Axles & Brakes

 

 

This is the back-breaking, dirty part of the project.  I first put both axles up on jack stands then strip them down to the axle tubes.  Depending on the condition (and these axles were good), I leave the differential and carrier in the housing.

I started by pulling the front hubs and drums.  Once again, I was pissed to find huge, non-stock, wheel cylinders.  Apparently the previous owner couldn't find the correct cylinders, so he enlarged to mounting holes (see photo below).  This effectively ruined all four backing plates!

Above you can see the correct wheel cylinder in the enlarged hole the previous owner made.  I will attempt to fix the holes, or buy four new backing plates.

To pull the rear drums, you WILL need a hub puller.  Don't be cheap on this and try to make a hub puller like me (see below).

My redneck hub puller is on the right

 

I think I spent more time making a puller than it did to pull both drums with the correct tool.  I bought my hub puller off Ebay for $60.  The instructions recommend using 5 legs for Jeep drums, but I was successful with 3.  After pounding on the puller for what seemed forever, the hubs finally popped off.

With most of the axle parts off, I cleaned and prepped them for a coat of POR-15.

Christmas came early today!  I received a bunch a parts that I ordered last week.  All new brakes, springs, shackles, and u-bolts.

The axles were cleaned and painted and received new bearings and seals.  They were then bolted up to the springs (see the axles meet frame section).  The shocks are vintage Gabriel shocks I found on Ebay.

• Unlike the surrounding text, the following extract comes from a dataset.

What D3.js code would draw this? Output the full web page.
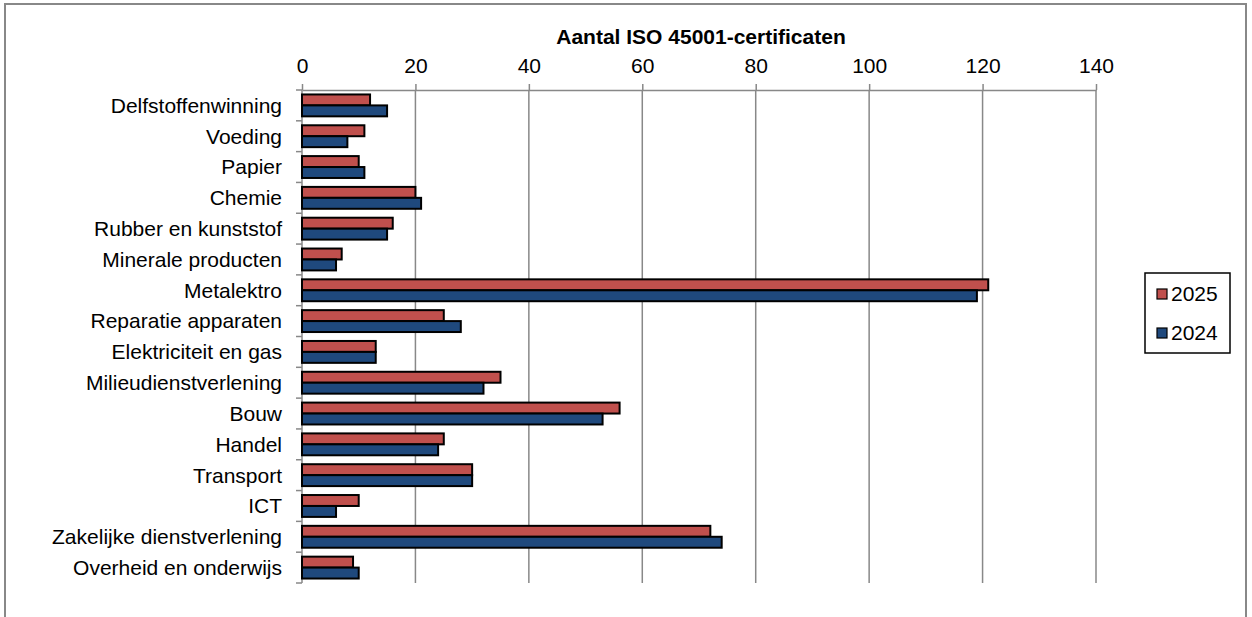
<!DOCTYPE html>
<html><head><meta charset="utf-8">
<script src="https://cdn.jsdelivr.net/npm/d3@7"></script>
<style>body{margin:0;background:#fff}svg{display:block}text{font-family:"Liberation Sans",Arial,sans-serif;fill:#000}</style>
</head><body>
<svg id="c" width="1252" height="617"></svg>
<script>
const categories = ["Delfstoffenwinning","Voeding","Papier","Chemie","Rubber en kunststof","Minerale producten","Metalektro","Reparatie apparaten","Elektriciteit en gas","Milieudienstverlening","Bouw","Handel","Transport","ICT","Zakelijke dienstverlening","Overheid en onderwijs"];
const values2025 = [12,11,10,20,16,7,121,25,13,35,56,25,30,10,72,9];
const values2024 = [15,8,11,21,15,6,119,28,13,32,53,24,30,6,74,10];
const seriesNames = ["2025","2024"];
const seriesColors = ["#C0504D","#1F497D"];
const xTicks = [0,20,40,60,80,100,120,140];
const title = "Aantal ISO 45001-certificaten";

const FS = "21px";
const svg = d3.select("#c");
// outer frame
svg.append("rect").attr("x",5).attr("y",4).attr("width",1241).attr("height",640)
  .attr("fill","none").attr("stroke","#888").attr("stroke-width",2);

const pLeft=302, pRight=1096, pTop=90, pBottom=583;
const x = d3.scaleLinear().domain([0,140]).range([pLeft,pRight]);
const y = d3.scaleBand().domain(categories).range([pTop,pBottom]).paddingInner(0.29).paddingOuter(0.145);
const sub = d3.scaleBand().domain(seriesNames).range([0,y.bandwidth()]);

// gridlines
svg.append("g").selectAll("line").data(xTicks.slice(1)).join("line")
  .attr("x1",d=>x(d)).attr("x2",d=>x(d)).attr("y1",pTop).attr("y2",pBottom)
  .attr("stroke","#888").attr("stroke-width",1.5);

// top axis
const gx = svg.append("g").attr("transform",`translate(0,${pTop})`)
  .call(d3.axisTop(x).tickValues(xTicks).tickSize(6).tickPadding(11).tickSizeOuter(0));
gx.select(".domain").attr("stroke","#888").attr("stroke-width",1.5);
gx.selectAll(".tick line").attr("stroke","#888").attr("stroke-width",1.5);
gx.selectAll(".tick text").attr("font-size",FS).attr("font-family","Liberation Sans, Arial, sans-serif").attr("fill","#000");

// left axis line + band ticks
svg.append("line").attr("x1",pLeft).attr("x2",pLeft).attr("y1",pTop).attr("y2",pBottom).attr("stroke","#888").attr("stroke-width",1.5);
const step = (pBottom-pTop)/categories.length;
svg.append("g").selectAll("line").data(d3.range(categories.length+1)).join("line")
  .attr("x1",pLeft-6).attr("x2",pLeft).attr("y1",i=>pTop+i*step).attr("y2",i=>pTop+i*step)
  .attr("stroke","#888").attr("stroke-width",1.5);

// category labels
svg.append("g").selectAll("text").data(categories).join("text")
  .attr("x",282).attr("y",d=>y(d)+y.bandwidth()/2).attr("dy","0.35em")
  .attr("text-anchor","end").attr("font-size",FS).text(d=>d);

// bars
const series = [values2025, values2024];
series.forEach((vals,si)=>{
  svg.append("g").selectAll("rect").data(categories).join("rect")
    .attr("x",x(0)).attr("y",(d)=>y(d)+sub(seriesNames[si]))
    .attr("width",(d,i)=>x(vals[i])-x(0)).attr("height",sub.bandwidth())
    .attr("fill",seriesColors[si]).attr("stroke","#000").attr("stroke-width",2);
});

// title
svg.append("text").attr("x",(pLeft+pRight)/2+2).attr("y",44).attr("text-anchor","middle")
  .attr("font-size",FS).attr("font-weight","bold").text(title);

// legend
const lg = svg.append("g");
lg.append("rect").attr("x",1145).attr("y",273).attr("width",85).attr("height",80)
  .attr("fill","#fff").attr("stroke","#000").attr("stroke-width",1.5);
seriesNames.forEach((n,i)=>{
  const cy = 294 + i*39;
  lg.append("rect").attr("x",1157).attr("y",cy-5).attr("width",10).attr("height",10)
    .attr("fill",seriesColors[i]).attr("stroke","#000").attr("stroke-width",1.2);
  lg.append("text").attr("x",1171).attr("y",cy).attr("dy","0.35em").attr("font-size",FS).text(n);
});
</script>
</body></html>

Eugene was treated to all new tie rod ends and hardware!

My four new backing plates arrived in the mail and they were quickly clean and painted.  They were then bolted up with all new hardware.

Eugene then received all new brakes....

...and the cleaned, painted, and turned drums were bolted up.

Everything was repeated for the front.  Now is a good time to start running the new brake lines!

The hubs got a good cleaning and polishing and were installed along with brand new lug nuts.  Yes, even new lug nuts....I know...it's a sickness!

My yellow lab Anna gets pissed that I spend more time in the garage than with her!  She will just lay there and glare at me.

Ever wonder what's actually inside that Ross steering box?  I opened mine and was glad I did.  One of the pins that follows the worm gear had worked itself loose.  I welded it back in and ground it down.

Here is a close up of the worm gear and you can see one of the pins that follows it.

Now it was time to install the brake master cylinder, pedal, and brake lines.  Once again, all new parts were used.

This is another angle showing the newly installed steering box and column.

Even the original clips were used to install the new brake lines.

I've seen brake lines run several ways on the rear axle, but this is how I chose to do it.

Here is a shot of the new "S" lines on the front axle.

After running the rear lines, I moved to the front.  Once again, all new lines were used and installed just the way the factory did it.  The only incorrect item is the type of hose clamp.

Here's a good shot showing the front end with the running of the brake lines over the pumpkin using original hardware.

Now was the moment of truth!  I bled the master cylinder by running two brake lines out of the front and back into the reservoir filled with fluid.  By gently pressing the brake pedal, this will purge the cylinder of air.  Then I bled the rest of the system.  All that's left is adjusting the brakes.